## SET PROBLEM
Exactly retype the lines from the top of the data through the line containing "const arrowBottomValues = [2.29613, 2.29366];", leaving out every picture.

═════ DATA SECTION

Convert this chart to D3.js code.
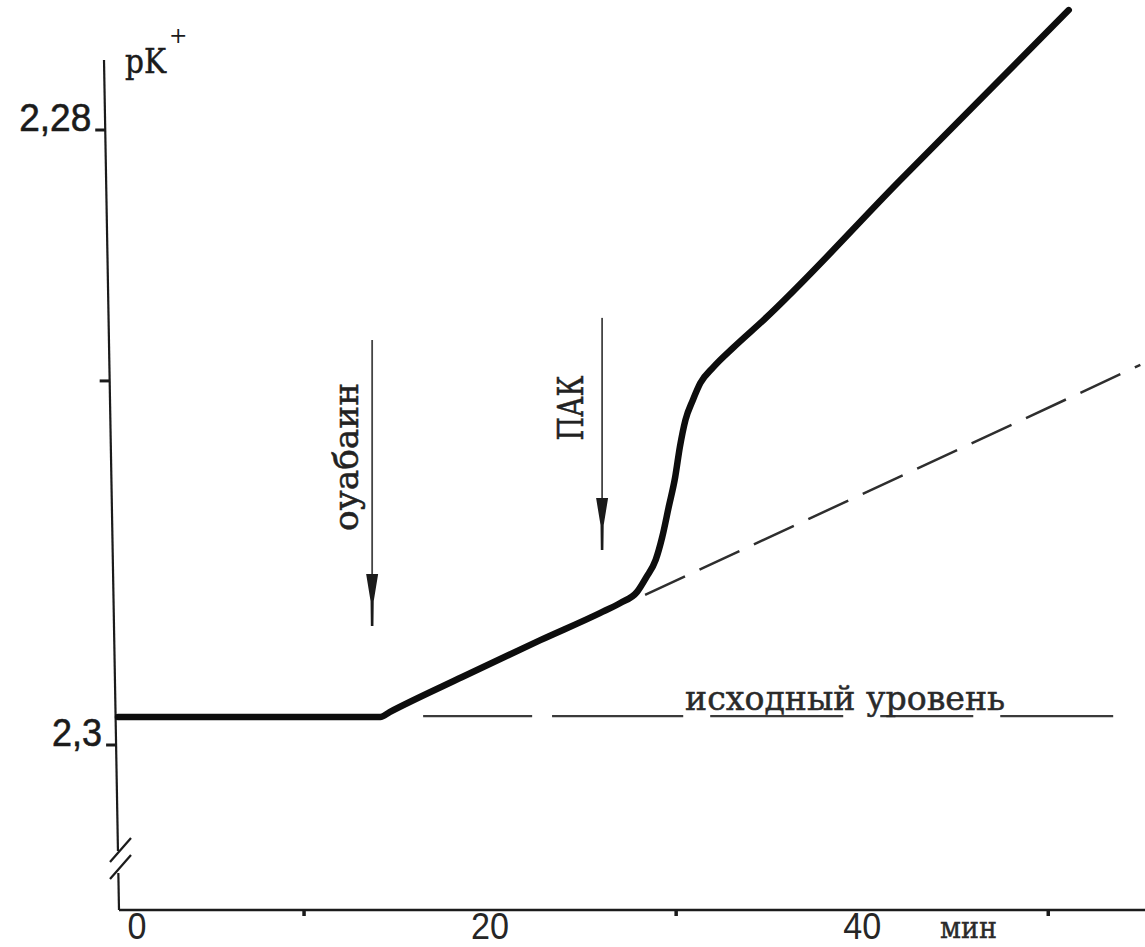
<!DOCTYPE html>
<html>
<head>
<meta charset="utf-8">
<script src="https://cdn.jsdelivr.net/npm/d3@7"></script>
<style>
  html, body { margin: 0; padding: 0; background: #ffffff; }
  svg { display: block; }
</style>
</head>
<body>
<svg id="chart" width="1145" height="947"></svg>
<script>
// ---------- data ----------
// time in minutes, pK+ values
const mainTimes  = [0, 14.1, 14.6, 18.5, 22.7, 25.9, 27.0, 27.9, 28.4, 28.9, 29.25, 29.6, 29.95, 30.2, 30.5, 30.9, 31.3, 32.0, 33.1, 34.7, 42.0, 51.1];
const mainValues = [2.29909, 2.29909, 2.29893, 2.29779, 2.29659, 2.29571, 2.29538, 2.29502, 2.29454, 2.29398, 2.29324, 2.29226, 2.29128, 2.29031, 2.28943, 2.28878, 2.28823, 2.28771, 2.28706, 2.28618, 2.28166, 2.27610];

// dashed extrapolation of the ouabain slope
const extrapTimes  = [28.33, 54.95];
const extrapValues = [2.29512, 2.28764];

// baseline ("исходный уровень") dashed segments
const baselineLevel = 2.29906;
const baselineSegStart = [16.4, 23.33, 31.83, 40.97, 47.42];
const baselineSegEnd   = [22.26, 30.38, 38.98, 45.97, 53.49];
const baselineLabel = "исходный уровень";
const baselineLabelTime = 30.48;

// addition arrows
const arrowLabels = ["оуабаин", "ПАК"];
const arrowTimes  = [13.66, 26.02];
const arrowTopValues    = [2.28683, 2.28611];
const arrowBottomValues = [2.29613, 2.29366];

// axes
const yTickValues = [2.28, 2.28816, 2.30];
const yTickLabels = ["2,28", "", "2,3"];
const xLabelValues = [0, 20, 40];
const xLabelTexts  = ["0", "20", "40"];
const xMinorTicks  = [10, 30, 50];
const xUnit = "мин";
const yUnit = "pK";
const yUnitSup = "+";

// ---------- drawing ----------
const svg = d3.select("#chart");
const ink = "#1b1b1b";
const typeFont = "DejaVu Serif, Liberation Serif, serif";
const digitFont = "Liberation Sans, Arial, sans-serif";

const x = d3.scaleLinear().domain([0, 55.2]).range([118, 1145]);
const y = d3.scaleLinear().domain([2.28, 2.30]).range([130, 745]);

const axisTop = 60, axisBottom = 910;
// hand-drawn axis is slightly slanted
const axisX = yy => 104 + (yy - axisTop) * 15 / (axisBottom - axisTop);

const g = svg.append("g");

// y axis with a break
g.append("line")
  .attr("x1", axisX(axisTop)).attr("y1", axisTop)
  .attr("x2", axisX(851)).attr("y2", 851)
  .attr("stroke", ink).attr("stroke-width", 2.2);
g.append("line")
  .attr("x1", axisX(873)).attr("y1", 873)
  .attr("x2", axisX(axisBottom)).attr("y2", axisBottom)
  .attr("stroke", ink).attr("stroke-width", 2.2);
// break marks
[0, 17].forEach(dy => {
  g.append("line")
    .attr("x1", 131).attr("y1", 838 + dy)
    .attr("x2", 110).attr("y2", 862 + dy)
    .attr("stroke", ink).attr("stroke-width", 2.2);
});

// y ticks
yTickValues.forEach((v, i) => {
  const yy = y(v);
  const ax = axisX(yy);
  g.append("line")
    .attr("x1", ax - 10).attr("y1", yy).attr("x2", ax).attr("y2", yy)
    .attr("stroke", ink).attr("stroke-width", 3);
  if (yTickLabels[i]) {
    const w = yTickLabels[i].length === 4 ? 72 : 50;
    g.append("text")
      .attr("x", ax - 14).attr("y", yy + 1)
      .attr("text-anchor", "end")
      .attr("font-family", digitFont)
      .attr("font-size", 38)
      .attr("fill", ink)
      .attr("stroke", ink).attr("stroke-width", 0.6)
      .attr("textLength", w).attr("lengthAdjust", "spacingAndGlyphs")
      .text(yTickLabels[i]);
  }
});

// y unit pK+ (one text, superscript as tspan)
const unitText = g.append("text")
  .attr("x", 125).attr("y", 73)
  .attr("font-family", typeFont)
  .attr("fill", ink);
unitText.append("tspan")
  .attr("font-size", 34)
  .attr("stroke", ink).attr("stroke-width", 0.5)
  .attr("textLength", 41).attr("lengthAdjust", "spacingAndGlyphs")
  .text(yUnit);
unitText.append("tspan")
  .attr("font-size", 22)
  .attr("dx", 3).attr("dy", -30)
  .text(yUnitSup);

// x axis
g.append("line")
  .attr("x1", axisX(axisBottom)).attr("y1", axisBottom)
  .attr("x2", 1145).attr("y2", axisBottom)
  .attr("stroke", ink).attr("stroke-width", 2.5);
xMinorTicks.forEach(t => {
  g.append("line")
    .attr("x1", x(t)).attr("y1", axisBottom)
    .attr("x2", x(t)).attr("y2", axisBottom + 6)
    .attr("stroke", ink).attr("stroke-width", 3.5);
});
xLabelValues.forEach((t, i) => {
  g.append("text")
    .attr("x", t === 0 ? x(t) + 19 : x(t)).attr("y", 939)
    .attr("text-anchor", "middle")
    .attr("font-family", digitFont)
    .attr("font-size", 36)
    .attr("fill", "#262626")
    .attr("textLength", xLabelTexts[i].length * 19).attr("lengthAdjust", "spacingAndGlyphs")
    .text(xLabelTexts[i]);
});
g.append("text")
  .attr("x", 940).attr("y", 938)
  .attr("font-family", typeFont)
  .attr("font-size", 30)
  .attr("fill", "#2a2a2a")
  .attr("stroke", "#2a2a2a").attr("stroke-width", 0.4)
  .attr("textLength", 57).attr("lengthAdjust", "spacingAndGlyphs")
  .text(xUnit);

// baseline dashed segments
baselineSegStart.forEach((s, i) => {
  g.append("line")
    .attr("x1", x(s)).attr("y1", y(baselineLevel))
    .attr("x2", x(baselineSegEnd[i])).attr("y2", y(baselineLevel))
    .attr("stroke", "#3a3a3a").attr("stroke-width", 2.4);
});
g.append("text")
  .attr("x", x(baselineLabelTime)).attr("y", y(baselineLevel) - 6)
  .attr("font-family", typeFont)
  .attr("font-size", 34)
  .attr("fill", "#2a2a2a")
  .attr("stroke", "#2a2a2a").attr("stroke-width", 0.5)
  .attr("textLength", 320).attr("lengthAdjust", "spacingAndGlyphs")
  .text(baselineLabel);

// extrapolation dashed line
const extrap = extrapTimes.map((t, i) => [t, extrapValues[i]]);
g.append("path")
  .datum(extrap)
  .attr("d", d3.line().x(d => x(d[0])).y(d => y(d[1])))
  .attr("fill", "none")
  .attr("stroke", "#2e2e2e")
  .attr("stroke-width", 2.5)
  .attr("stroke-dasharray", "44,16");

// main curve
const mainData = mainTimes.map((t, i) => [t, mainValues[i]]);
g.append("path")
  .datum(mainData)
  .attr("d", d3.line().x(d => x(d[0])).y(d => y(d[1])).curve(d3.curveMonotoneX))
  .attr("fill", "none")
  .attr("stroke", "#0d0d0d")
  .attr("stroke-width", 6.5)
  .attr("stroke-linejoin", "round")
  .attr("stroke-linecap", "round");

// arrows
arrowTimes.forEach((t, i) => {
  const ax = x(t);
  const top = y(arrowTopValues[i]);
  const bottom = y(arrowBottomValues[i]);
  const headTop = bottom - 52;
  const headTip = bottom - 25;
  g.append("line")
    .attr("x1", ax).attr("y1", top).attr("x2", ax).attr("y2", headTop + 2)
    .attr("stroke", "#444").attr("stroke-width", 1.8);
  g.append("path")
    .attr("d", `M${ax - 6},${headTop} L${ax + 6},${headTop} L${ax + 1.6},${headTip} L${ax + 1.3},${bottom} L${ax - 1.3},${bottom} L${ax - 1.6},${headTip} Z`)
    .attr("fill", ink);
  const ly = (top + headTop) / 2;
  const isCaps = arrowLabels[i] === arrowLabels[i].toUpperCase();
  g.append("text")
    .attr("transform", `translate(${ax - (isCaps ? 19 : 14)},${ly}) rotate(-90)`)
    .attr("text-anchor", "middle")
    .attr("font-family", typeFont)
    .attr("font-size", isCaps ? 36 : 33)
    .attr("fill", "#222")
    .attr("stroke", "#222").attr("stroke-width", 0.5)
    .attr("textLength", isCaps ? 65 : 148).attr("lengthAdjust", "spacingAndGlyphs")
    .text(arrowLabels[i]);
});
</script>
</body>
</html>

══════════

## EXERCISE ANSWER
Convert this chart to D3.js code.
<!DOCTYPE html>
<html>
<head>
<meta charset="utf-8">
<script src="https://cdn.jsdelivr.net/npm/d3@7"></script>
<style>
  html, body { margin: 0; padding: 0; background: #ffffff; }
  svg { display: block; }
</style>
</head>
<body>
<svg id="chart" width="1145" height="947"></svg>
<script>
// ---------- data ----------
// time in minutes, pK+ values
const mainTimes  = [0, 14.1, 14.6, 18.5, 22.7, 25.9, 27.0, 27.9, 28.4, 28.9, 29.25, 29.6, 29.95, 30.2, 30.5, 30.9, 31.3, 32.0, 33.1, 34.7, 42.0, 51.1];
const mainValues = [2.29909, 2.29909, 2.29893, 2.29779, 2.29659, 2.29571, 2.29538, 2.29502, 2.29454, 2.29398, 2.29324, 2.29226, 2.29128, 2.29031, 2.28943, 2.28878, 2.28823, 2.28771, 2.28706, 2.28618, 2.28166, 2.27610];

// dashed extrapolation of the ouabain slope
const extrapTimes  = [28.33, 54.95];
const extrapValues = [2.29512, 2.28764];

// baseline ("исходный уровень") dashed segments
const baselineLevel = 2.29906;
const baselineSegStart = [16.4, 23.33, 31.83, 40.97, 47.42];
const baselineSegEnd   = [22.26, 30.38, 38.98, 45.97, 53.49];
const baselineLabel = "исходный уровень";
const baselineLabelTime = 30.48;

// addition arrows
const arrowLabels = ["оуабаин", "ПАК"];
const arrowTimes  = [13.66, 26.02];
const arrowTopValues    = [2.28683, 2.28611];
const arrowBottomValues = [2.29613, 2.29366];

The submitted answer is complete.